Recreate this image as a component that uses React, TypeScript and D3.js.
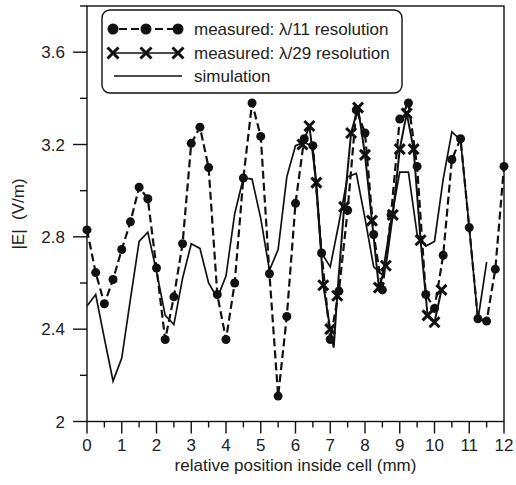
import { useEffect, useRef } from "react";
import * as d3 from "d3";

// measured, lambda/11 resolution (0.25 mm steps)
const coarseX = d3.range(0, 12.001, 0.25);
const coarseE = [
  2.83, 2.645, 2.51, 2.615, 2.745, 2.865, 3.015, 2.965, 2.665, 2.355,
  2.54, 2.77, 3.205, 3.275, 3.1, 2.55, 2.355, 2.6, 3.055, 3.38,
  3.235, 2.64, 2.11, 2.455, 2.945, 3.225, 3.195, 2.73, 2.355, 2.565,
  2.915, 3.35, 3.25, 2.81, 2.57, 2.895, 3.31, 3.38, 3.105, 2.55,
  2.49, 2.72, 3.135, 3.225, 2.84, 2.445, 2.435, 2.66, 3.105,
];

// measured, lambda/29 resolution
const fineX = [6.2, 6.4, 6.6, 6.8, 7.0, 7.1, 7.2, 7.4, 7.6, 7.8, 8.0, 8.2, 8.4, 8.6, 8.8, 9.0, 9.2, 9.4, 9.6, 9.8, 10.0, 10.2];
const fineE = [3.2, 3.28, 3.035, 2.59, 2.4, 2.32, 2.545, 2.93, 3.25, 3.36, 3.155, 2.87, 2.58, 2.675, 2.895, 3.18, 3.335, 3.18, 2.785, 2.46, 2.43, 2.57];
const fineMarked = fineX.map((x) => x !== 7.1);

// simulation
const simX = d3.range(0, 11.501, 0.25);
const simE = [
  2.5, 2.55, 2.36, 2.175, 2.275, 2.53, 2.78, 2.82, 2.65, 2.46,
  2.42, 2.62, 2.77, 2.75, 2.6, 2.535, 2.63, 2.9, 3.055, 3.05,
  2.88, 2.655, 2.745, 3.06, 3.195, 3.21, 3.19, 2.73, 2.67, 2.86,
  3.06, 3.075, 2.88, 2.67, 2.635, 2.87, 3.08, 3.08, 2.81, 2.76,
  2.78, 3.05, 3.255, 3.22, 2.84, 2.44, 2.69,
];

const xTicks = d3.range(0, 13, 1);
const yTicks = [2, 2.4, 2.8, 3.2, 3.6];

const legendLabels = ["measured: \u03bb/11 resolution", "measured: \u03bb/29 resolution", "simulation"];

const FONT = "'Liberation Sans', Arial, Helvetica, sans-serif";
const INK = "#111";

const App = () => {
  const ref = useRef<SVGSVGElement | null>(null);

  useEffect(() => {
    const svg = d3.select(ref.current);
    svg.selectAll("*").remove();

    const left = 87, right = 504, top = 6, bottom = 421.5;
    const x = d3.scaleLinear().domain([0, 12]).range([left, right]);
    const y = d3.scaleLinear().domain([2, 3.8]).range([bottom, top]);

    // frame
    svg.append("rect")
      .attr("x", left).attr("y", top)
      .attr("width", right - left).attr("height", bottom - top)
      .attr("fill", "none").attr("stroke", INK).attr("stroke-width", 1.4);

    // x ticks
    const xg = svg.append("g");
    d3.range(0, 12.001, 0.5).forEach((t) => {
      const major = Math.abs(t - Math.round(t)) < 1e-6;
      xg.append("line")
        .attr("x1", x(t)).attr("x2", x(t))
        .attr("y1", bottom).attr("y2", bottom + (major ? 12 : 6))
        .attr("stroke", INK).attr("stroke-width", 1.4);
    });
    xg.selectAll("text").data(xTicks).join("text")
      .attr("x", (d) => x(d)).attr("y", bottom + 29)
      .attr("text-anchor", "middle")
      .attr("font-family", FONT).attr("font-size", 17).attr("fill", "#222")
      .text((d) => d);

    // y ticks
    const yg = svg.append("g");
    d3.range(2, 3.801, 0.2).forEach((t) => {
      const major = yTicks.some((v) => Math.abs(v - t) < 1e-6);
      yg.append("line")
        .attr("x1", left - (major ? 14 : 7)).attr("x2", left)
        .attr("y1", y(t)).attr("y2", y(t))
        .attr("stroke", INK).attr("stroke-width", 1.4);
    });
    yg.selectAll("text").data(yTicks).join("text")
      .attr("x", left - 22).attr("y", (d) => y(d) + 6)
      .attr("text-anchor", "end")
      .attr("font-family", FONT).attr("font-size", 17).attr("fill", "#222")
      .text((d) => (d === 2 ? "2" : d.toFixed(1)));

    // axis titles
    svg.append("text")
      .attr("x", (left + right) / 2).attr("y", 471)
      .attr("text-anchor", "middle")
      .attr("font-family", FONT).attr("font-size", 17).attr("fill", "#222")
      .text("relative position inside cell (mm)");
    svg.append("text")
      .attr("transform", `translate(24, 214) rotate(-90)`)
      .attr("text-anchor", "middle")
      .attr("font-family", FONT).attr("font-size", 17).attr("fill", "#222")
      .attr("xml:space", "preserve")
      .text("|E|  (V/m)");

    const line = d3.line<[number, number]>().x((d) => x(d[0])).y((d) => y(d[1]));

    // simulation
    svg.append("path")
      .datum(simX.map((v, i) => [v, simE[i]] as [number, number]))
      .attr("fill", "none").attr("stroke", INK).attr("stroke-width", 1.7)
      .attr("d", line);

    // lambda/29
    const fine = fineX.map((v, i) => [v, fineE[i]] as [number, number]);
    svg.append("path")
      .datum(fine)
      .attr("fill", "none").attr("stroke", INK).attr("stroke-width", 2)
      .attr("d", line);

    const cross = (g: d3.Selection<SVGGElement, unknown, null, undefined>, cx: number, cy: number, s = 5) => {
      g.append("path")
        .attr("d", `M${cx - s},${cy - s}L${cx + s},${cy + s}M${cx - s},${cy + s}L${cx + s},${cy - s}`)
        .attr("stroke", INK).attr("stroke-width", 3).attr("fill", "none");
    };
    const crossG = svg.append("g");
    fine.forEach((d, i) => {
      if (fineMarked[i]) cross(crossG, x(d[0]), y(d[1]));
    });

    // lambda/11
    const coarse = coarseX.map((v, i) => [v, coarseE[i]] as [number, number]);
    svg.append("path")
      .datum(coarse)
      .attr("fill", "none").attr("stroke", INK).attr("stroke-width", 2.2)
      .attr("stroke-dasharray", "8,4")
      .attr("d", line);
    svg.append("g").selectAll("circle").data(coarse).join("circle")
      .attr("cx", (d) => x(d[0])).attr("cy", (d) => y(d[1]))
      .attr("r", 4.5).attr("fill", INK);

    // legend
    const lg = svg.append("g");
    lg.append("rect")
      .attr("x", 102).attr("y", 10).attr("width", 300).attr("height", 83)
      .attr("rx", 8).attr("fill", "white").attr("stroke", INK).attr("stroke-width", 1.4);
    const rows = [29, 53, 76];
    const mx = [113, 146, 178];
    lg.append("line").attr("x1", mx[0]).attr("x2", mx[2]).attr("y1", rows[0]).attr("y2", rows[0])
      .attr("stroke", INK).attr("stroke-width", 2.2).attr("stroke-dasharray", "8,4")
      .attr("stroke-dashoffset", -6);
    mx.forEach((m) => lg.append("circle").attr("cx", m).attr("cy", rows[0]).attr("r", 5.5).attr("fill", INK));
    lg.append("line").attr("x1", mx[0]).attr("x2", mx[2]).attr("y1", rows[1]).attr("y2", rows[1])
      .attr("stroke", INK).attr("stroke-width", 1.6);
    mx.forEach((m) => cross(lg, m, rows[1], 5.5));
    lg.append("line").attr("x1", 114).attr("x2", 182).attr("y1", rows[2]).attr("y2", rows[2])
      .attr("stroke", INK).attr("stroke-width", 1.7);
    lg.selectAll("text").data(legendLabels).join("text")
      .attr("x", 194).attr("y", (_d, i) => rows[i] + 6)
      .attr("font-family", FONT).attr("font-size", 17).attr("fill", "#222")
      .text((d) => d);
  }, []);

  return (
    <svg
      ref={ref}
      width={516}
      height={485}
      style={{ position: "absolute", left: 0, top: 0, background: "white" }}
    />
  );
};

export default App;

:::

◆ WHAT YOU WILL DO ◆
Extract the lines exactly, please: the first line of the listing, the line with "import * as", and every line between them, but no pictures.

◆ EXERCISE SOLUTION ◆
Recreate this image as a component that uses React, TypeScript and D3.js.
import { useEffect, useRef } from "react";
import * as d3 from "d3";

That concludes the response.